The story, in short, is of one Phaethon Prime Rhadamanth, a visionary who has been so thoroughly censured for his vision of the future that he was forced to undertake a memory wipe to make him forget what it his he did. From the beginning though, he becomes involved in either a paranoid delusion or a real threat to human existence and the entire Oikumene (the Greek word meaning inhabited world). At the same time, he's embroiled in a legal dispute with his "father", who either is a perfect copy of the original and thus the legal "inheritor" of his own property, or a flawed copy which gives all rights to his "son". It's pretty weird. The meat of the story is the lengths Phaethon has to go to in order to reclaim what is rightfully his: the Phoenix Exultant (an absolutely beautiful name, and that kind of language mastery is one reason to read this series), a spaceship meant to take Phaethon on interstellar voyages. Phaethon is opposed by the Oikumene itself, as well as hidden enemies (or delusions).
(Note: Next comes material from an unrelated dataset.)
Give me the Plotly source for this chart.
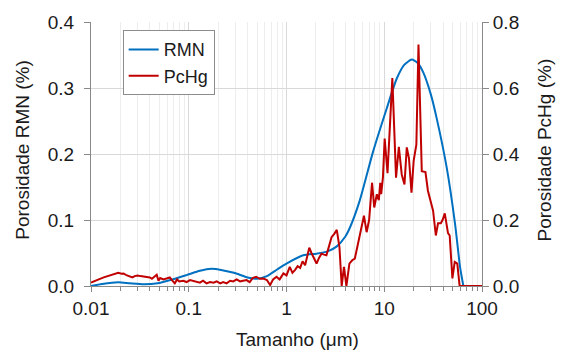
import plotly.graph_objects as go

# RMN (left axis)
rmn_x = [0.010, 0.013, 0.019, 0.025, 0.035, 0.048, 0.065, 0.095, 0.13, 0.17, 0.22, 0.29,
         0.41, 0.50, 0.63, 0.80, 1.0, 1.48, 2.03, 2.6, 3.27, 4.0, 4.47, 5.6, 7.7, 10.6,
         13.4, 16.0, 19.1, 22.0, 25.0, 30.0, 34.4, 43.6, 53.0, 59.6, 64.5]
rmn_y = [0.000, 0.003, 0.0055, 0.004, 0.0025, 0.004, 0.009, 0.0165, 0.023, 0.026, 0.024, 0.020,
         0.0125, 0.011, 0.015, 0.025, 0.034, 0.0465, 0.049, 0.052, 0.060, 0.075, 0.089, 0.129,
         0.204, 0.269, 0.314, 0.335, 0.343, 0.338, 0.324, 0.290, 0.254, 0.179, 0.094, 0.029, 0.0]

# PcHg (right axis)
pchg_x = [0.0100, 0.0110, 0.0120, 0.0135, 0.0150, 0.0165, 0.0180, 0.0190, 0.0205, 0.0215,
          0.0230, 0.0250, 0.0265, 0.0280, 0.0300, 0.0320, 0.0345, 0.0370, 0.0400, 0.0420,
          0.0440, 0.0470, 0.0490, 0.0510, 0.0550, 0.0590, 0.0640, 0.0680, 0.0720, 0.0760,
          0.0800, 0.0880, 0.0950, 0.1030, 0.1110, 0.1200, 0.1300, 0.1400, 0.1520, 0.1650,
          0.1800, 0.1930, 0.2100, 0.2250, 0.2440, 0.2650, 0.2850, 0.3090, 0.3350, 0.3600,
          0.3900, 0.4200, 0.4500, 0.4900, 0.5300, 0.5800, 0.6300, 0.6800, 0.7300, 0.7900,
          0.8500, 0.9300, 1.00, 1.08, 1.15, 1.22, 1.30, 1.38, 1.46, 1.55,
          1.63, 1.71, 1.80, 1.88, 2.03, 2.15, 2.28, 2.42, 2.56, 2.72,
          2.89, 3.08, 3.27, 3.48, 3.67, 3.87, 4.10, 4.40, 4.70, 5.00,
          5.30, 5.60, 5.90, 6.20, 6.60, 7.00, 7.50, 7.90, 8.40, 8.80,
          9.10, 9.30, 9.70, 10.1, 10.8, 11.5, 12.1, 13.2, 14.1, 15.1,
          16.1, 17.0, 17.9, 19.0, 20.0, 21.3, 22.4, 24.2, 26.4, 28.0,
          30.0, 31.6, 33.7, 35.5, 37.9, 39.5, 41.6, 44.9, 46.7, 49.8,
          52.6, 55.9, 59.0, 65.0, 80.0, 100.0]
pchg_y = [0.010, 0.014, 0.020, 0.026, 0.030, 0.034, 0.036, 0.040, 0.037, 0.038,
          0.033, 0.030, 0.026, 0.030, 0.032, 0.030, 0.029, 0.028, 0.026, 0.022,
          0.026, 0.034, 0.016, 0.024, 0.020, 0.022, 0.026, 0.016, 0.008, 0.020,
          0.014, 0.016, 0.012, 0.018, 0.015, 0.014, 0.010, 0.016, 0.008, 0.012,
          0.010, 0.014, 0.008, 0.012, 0.008, 0.016, 0.014, 0.020, 0.014, 0.016,
          0.018, 0.012, 0.024, 0.028, 0.022, 0.023, 0.018, 0.003, 0.020, 0.028,
          0.020, 0.038, 0.032, 0.058, 0.040, 0.048, 0.060, 0.055, 0.075, 0.063,
          0.090, 0.116, 0.100, 0.088, 0.068, 0.085, 0.098, 0.095, 0.093, 0.120,
          0.148, 0.158, 0.170, 0.118, 0.000, 0.058, 0.000, 0.068, 0.078, 0.083,
          0.120, 0.158, 0.185, 0.213, 0.163, 0.200, 0.313, 0.238, 0.278, 0.260,
          0.313, 0.278, 0.330, 0.447, 0.342, 0.487, 0.630, 0.328, 0.422, 0.338,
          0.308, 0.420, 0.387, 0.283, 0.380, 0.428, 0.732, 0.348, 0.345, 0.288,
          0.258, 0.228, 0.153, 0.190, 0.190, 0.200, 0.220, 0.160, 0.153, 0.023,
          0.073, 0.068, 0.000, 0.000, 0.000, 0.000]

x_tickvals = [0.01, 0.1, 1, 10, 100]
x_ticktext = ["0.01", "0.1", "1", "10", "100"]
x_minor = [m * 10.0 ** e for e in range(-2, 2) for m in range(2, 10)]

FONT = "Liberation Sans, Arial, sans-serif"
AXC = "#898989"
FS = 19

fig = go.Figure()
fig.add_trace(go.Scatter(x=rmn_x, y=rmn_y, name="RMN", mode="lines",
                         line=dict(color="#0070C0", width=2, shape="spline", smoothing=0.6)))
fig.add_trace(go.Scatter(x=pchg_x, y=pchg_y, name="PcHg", mode="lines", yaxis="y2",
                         line=dict(color="#C00000", width=2)))

fig.update_layout(
    width=561, height=352,
    margin=dict(l=91, r=79, t=19, b=66),
    paper_bgcolor="white", plot_bgcolor="white",
    font=dict(family=FONT, size=FS, color="#1a1a1a"),
    showlegend=True,
    legend=dict(x=0.081, y=0.969, xanchor="left", yanchor="top",
                bgcolor="white", bordercolor="#8c8c8c", borderwidth=1,
                font=dict(size=18), tracegroupgap=0, itemwidth=30),
    xaxis=dict(type="log", range=[-2, 2], tickvals=x_tickvals, ticktext=x_ticktext,
               showline=True, linecolor=AXC, linewidth=1, mirror=False,
               ticks="outside", ticklen=5, tickcolor=AXC,
               showgrid=True, gridcolor="#d9d9d9", gridwidth=1,
               minor=dict(tickvals=x_minor, ticks="outside", ticklen=4, tickcolor=AXC,
                          showgrid=True, gridcolor="#ededed", gridwidth=1),
               zeroline=False),
    yaxis=dict(range=[0, 0.4], tickvals=[0, 0.1, 0.2, 0.3, 0.4], tickformat=".1f",
               showline=True, linecolor=AXC, linewidth=1,
               ticks="outside", ticklen=6, tickcolor=AXC, ticklabelstandoff=6,
               showgrid=True, gridcolor="#d9d9d9", zeroline=False),
    yaxis2=dict(range=[0, 0.8], tickvals=[0, 0.2, 0.4, 0.6, 0.8], tickformat=".1f",
                overlaying="y", side="right",
                showline=True, linecolor=AXC, linewidth=1,
                ticks="outside", ticklen=6, tickcolor=AXC,
                showgrid=False, zeroline=False),
    annotations=[
        dict(text="Porosidade RMN (%)", xref="paper", yref="paper", x=-0.174, y=0.516,
             textangle=-90, showarrow=False, xanchor="center", yanchor="middle",
             font=dict(size=FS)),
        dict(text="Porosidade PcHg (%)", xref="paper", yref="paper", x=1.161, y=0.517,
             textangle=-90, showarrow=False, xanchor="center", yanchor="middle",
             font=dict(size=FS)),
        dict(text="Tamanho (\u03bcm)", xref="paper", yref="paper", x=0.527, y=-0.202,
             showarrow=False, xanchor="center", yanchor="middle",
             font=dict(size=FS)),
    ],
)

fig.write_html("out.html")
I can't even get into all the amazing ideas Wright has in this series. It's like every other page has something that will have you going, "Wow, that's mind-blowing", in terms of originality. In short, I can't recommend these books enough, and I seriously hope Wright is going to write more science fiction soon.

2 comments:

Alexander Wolfe said...

I thoroughly enjoyed the book overall, but was most amused by his focus on law. Wright isn't above tossing a little satire into his books, and while he does treat legal issues of the future with seriousness, he's not above taking some shots at the absurdities of the law that we'd be familiar with today. My favorite example of this is the scene where Phaethon goes before the probate court, whose judges are personalities recorded into large, black, granite-like cubes who are tasked merely to judge based solely on precedent with no emotion, compassion or concern for justice. Clearly he's making fun of what some regard as the ideal judge in our time, as one who judges solely on legal authority and exercises none of their own sense of justice. But some of the other legal issues he deals with he tackles in all seriousness, especially regarding the fate of Phaethon's "father" Helion, who in losing a significant piece of his memory may end up being judged no longer "Helion" as an independent personage, but merely a recording. Wright stuns the reader with his treatment of future issues I think his approach to the law of such an unimaginable future is most fascinating.

Nat-Wu said...

There is that, but of course a lot of it is going to fly over a layman's head. I agree about his sense of humor though. He definitely gets a chuckle now and then.